My last night in Tehran I was invited to a party and found the answer to the central mystery confronting a first time visitor to Iran. What do women wear under their chadors? The answer is they wear some pretty terrific clothes. The young women at this gathering wore some stunning variations on the little black cocktail dress. To my way of thinking they were slightly overdressed for a get together at someone's house.

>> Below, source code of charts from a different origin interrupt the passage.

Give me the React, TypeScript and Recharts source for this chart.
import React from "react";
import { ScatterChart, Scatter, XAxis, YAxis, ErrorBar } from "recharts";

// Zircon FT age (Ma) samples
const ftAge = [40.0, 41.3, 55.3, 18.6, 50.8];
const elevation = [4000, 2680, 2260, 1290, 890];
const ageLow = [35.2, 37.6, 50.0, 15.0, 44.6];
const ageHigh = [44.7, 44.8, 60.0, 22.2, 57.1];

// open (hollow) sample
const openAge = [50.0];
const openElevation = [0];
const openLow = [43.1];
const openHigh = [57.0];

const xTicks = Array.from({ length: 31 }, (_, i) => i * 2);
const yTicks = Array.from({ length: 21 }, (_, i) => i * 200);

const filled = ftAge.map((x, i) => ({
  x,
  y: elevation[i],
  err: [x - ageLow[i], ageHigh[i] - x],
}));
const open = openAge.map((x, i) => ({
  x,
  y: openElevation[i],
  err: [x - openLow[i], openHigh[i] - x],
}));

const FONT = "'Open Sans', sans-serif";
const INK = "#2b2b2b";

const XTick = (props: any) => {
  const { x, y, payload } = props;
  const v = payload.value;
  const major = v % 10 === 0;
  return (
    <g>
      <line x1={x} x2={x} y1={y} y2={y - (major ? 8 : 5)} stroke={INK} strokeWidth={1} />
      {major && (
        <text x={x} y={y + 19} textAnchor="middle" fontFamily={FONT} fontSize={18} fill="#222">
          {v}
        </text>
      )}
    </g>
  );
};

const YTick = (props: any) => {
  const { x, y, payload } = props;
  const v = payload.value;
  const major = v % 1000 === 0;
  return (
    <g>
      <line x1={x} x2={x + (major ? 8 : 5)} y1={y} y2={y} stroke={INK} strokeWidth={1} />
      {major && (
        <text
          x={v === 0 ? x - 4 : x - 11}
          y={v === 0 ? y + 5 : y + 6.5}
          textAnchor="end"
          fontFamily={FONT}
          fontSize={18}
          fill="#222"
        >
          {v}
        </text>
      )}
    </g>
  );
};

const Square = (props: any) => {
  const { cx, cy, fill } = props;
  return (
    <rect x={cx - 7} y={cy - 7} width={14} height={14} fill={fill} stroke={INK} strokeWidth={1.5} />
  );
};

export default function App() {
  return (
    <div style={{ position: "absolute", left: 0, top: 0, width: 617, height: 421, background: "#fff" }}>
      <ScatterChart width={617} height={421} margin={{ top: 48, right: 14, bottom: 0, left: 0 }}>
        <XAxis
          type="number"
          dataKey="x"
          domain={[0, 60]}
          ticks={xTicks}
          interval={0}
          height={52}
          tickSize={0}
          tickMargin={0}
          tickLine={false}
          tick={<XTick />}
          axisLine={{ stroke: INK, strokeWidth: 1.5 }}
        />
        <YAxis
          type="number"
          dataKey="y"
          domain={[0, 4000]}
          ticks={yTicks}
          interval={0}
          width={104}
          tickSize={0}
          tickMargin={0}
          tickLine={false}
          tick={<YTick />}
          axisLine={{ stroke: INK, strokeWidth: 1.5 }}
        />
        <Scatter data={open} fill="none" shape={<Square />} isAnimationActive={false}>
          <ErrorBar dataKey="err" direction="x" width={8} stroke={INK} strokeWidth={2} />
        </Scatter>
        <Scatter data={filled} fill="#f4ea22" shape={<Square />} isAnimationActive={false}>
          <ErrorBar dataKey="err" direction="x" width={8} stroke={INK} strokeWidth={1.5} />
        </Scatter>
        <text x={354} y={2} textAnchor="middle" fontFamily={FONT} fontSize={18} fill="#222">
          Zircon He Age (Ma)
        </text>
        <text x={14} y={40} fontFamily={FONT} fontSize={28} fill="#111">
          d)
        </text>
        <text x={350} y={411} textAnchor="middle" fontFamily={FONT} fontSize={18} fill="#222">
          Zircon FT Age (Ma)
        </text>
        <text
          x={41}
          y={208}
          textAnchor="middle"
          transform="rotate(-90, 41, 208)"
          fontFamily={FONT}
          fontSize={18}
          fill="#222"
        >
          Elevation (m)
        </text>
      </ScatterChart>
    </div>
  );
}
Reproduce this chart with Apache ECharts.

They were decked for a major scene at the hippest place in town. But, of course, there is no hip and happening bar in Tehran and even if there were women can't dress like this in public. But if a girl's got it she should flaunt it wherever she can. And these young women were showing their style and their moves. There was music and dancing, really wonderful dancing. The dancers movements combined what you would see 20-somethings doing at any dance party in America with hand gestures that imitated classic poses from Persian art. There was also the same shoulder rolling I noted at the restaurant my first night in town. But it looked less like a wave when the shoulder was naked than when it was covered by a chador.

*

Anyway, the next time you read a report from one of these countries that includes the reductive language I was complaining about at the start -- "The Iranians are against this," or "The Egyptians demand that" -- perhaps you'll remember these little blind man's observations and think that both countries are more complex than the reporter is telling you.